What Happened in Myanmar

myanmar.jpg


When I think about Myanmar I think about the iconic hot-air balloons rising over the Bagan temples. About the views from Mandalay Hill as my desktop background. And about the longest civil war in the history of humankind.


It was - and in some areas still is - a series of ongoing insurgencies that began in 1948, shortly after the country gained independence from the United Kingdom that same year.


But even with the insurgencies, Myanmar of the early 1960s was the largest exporter of rice in the world. With an educated workforce and well-run economic and legal systems.


In Asia’s high-school yearbook of 1961, Myanmar was voted most likely to become fully industrialised.


So how did Asia’s rising star end up with decades of economic stagnation?


A coup. A coup in 1962. And economic sanctions by the US and EU. And borders that were closed to mass immigration and emigration.


This led to an under-developed Myanmar, far behind its neighbouring nations. SIM cards cost as much as $3000 USD. And with the context of a per capita income at $800 USD - mobile phones, landlines and internet were limited to the wealthy.


This started to change in 2010 when the elected president, and succeeding ruling party, gradually sought to reverse decades of mismanagement. And this eventually led to more-widely-opened borders, influences from the outside world, the introduction of $7 USD SIM cards and a reduction in censorship on the internet. Which in turn led to widespread connectivity through mobile phones and the internet.


But while Myanmar was enclosed within its own borders, fighting off insurgency, the outside world was discovering antibiotics. Looking for life on Mars. Reeling from the debut and shocking disbandment of the Beatles. And using the internet to facilitate communication by eliminating geographic, cultural and linguistic barriers.

Insert Unicode

Insert Unicode! Unicode to the rescue?

 

The international standard for encoding, representing and handling text, developed in 1991. Basically, if you’re creating or using any app or website that involves showing text on a screen, Unicode is most likely involved. It defines the way in which text characters should be stored and processed. So that they are correctly rendered by any Unicode-compliant font anywhere in the world.


It covers all the characters for all the writing systems of the world, modern and ancient.
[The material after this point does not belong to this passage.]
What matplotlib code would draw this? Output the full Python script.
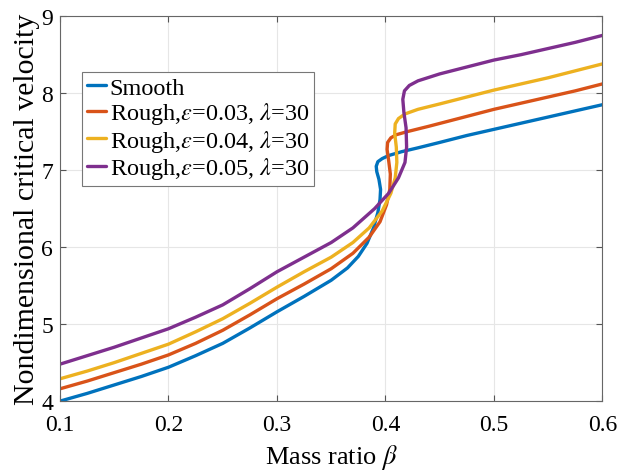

And yes, this includes Burmese.


I hope you’ve been paying attention to the dates. And everything else I’ve been saying. If you have, you’ll notice that this international standard was developed while Myanmar was closed off to the world. So while the rest of the world nodded in agreement to use this standard, Myanmar could barely hear the conversation. And no one could see Myanmar furiously shaking its head.

Insert Zawgyi

The Burmese standard for encoding, representing and handling Burmese text. The concept is similar to Unicode. Except Zawgyi is only used for Burmese characters in the Burmese language.


For both types of encoding, they can only be used with fonts that are compliant. With Unicode, this is easy, as it’s an international standard. For Zawgyi, this is restricted to specific phones and one specific country - Myanmar.


Sadly, as both Unicode and Zawgyi use similar ranges of code-points to store and process the characters, there will never be one universal font that can render both of them.

What this Means for App & Website Developers

In case you’re wondering, this is what it would look like:


Encoding

With Unicode (Padauk) font

With ZawgyiOne font

Unicode text

   

Zawgyi-encoded text

   

Table 1: Showing how different characters are rendered depending on the encoding and fonts

Source: http://www.unicode.org/faq/myanmar.html


Today this presents a unique and challenging problem. Apps and websites developed outside of Myanmar assume that users have devices - phones, laptops, tablets, smart watches, car displays, etc. - that use Unicode.


Once tech companies around the world realised the internet was becoming more widespread in Myanmar they offered Burmese translations. And they patted themselves on the back. And then sat back as their data on Myanmar barely changed.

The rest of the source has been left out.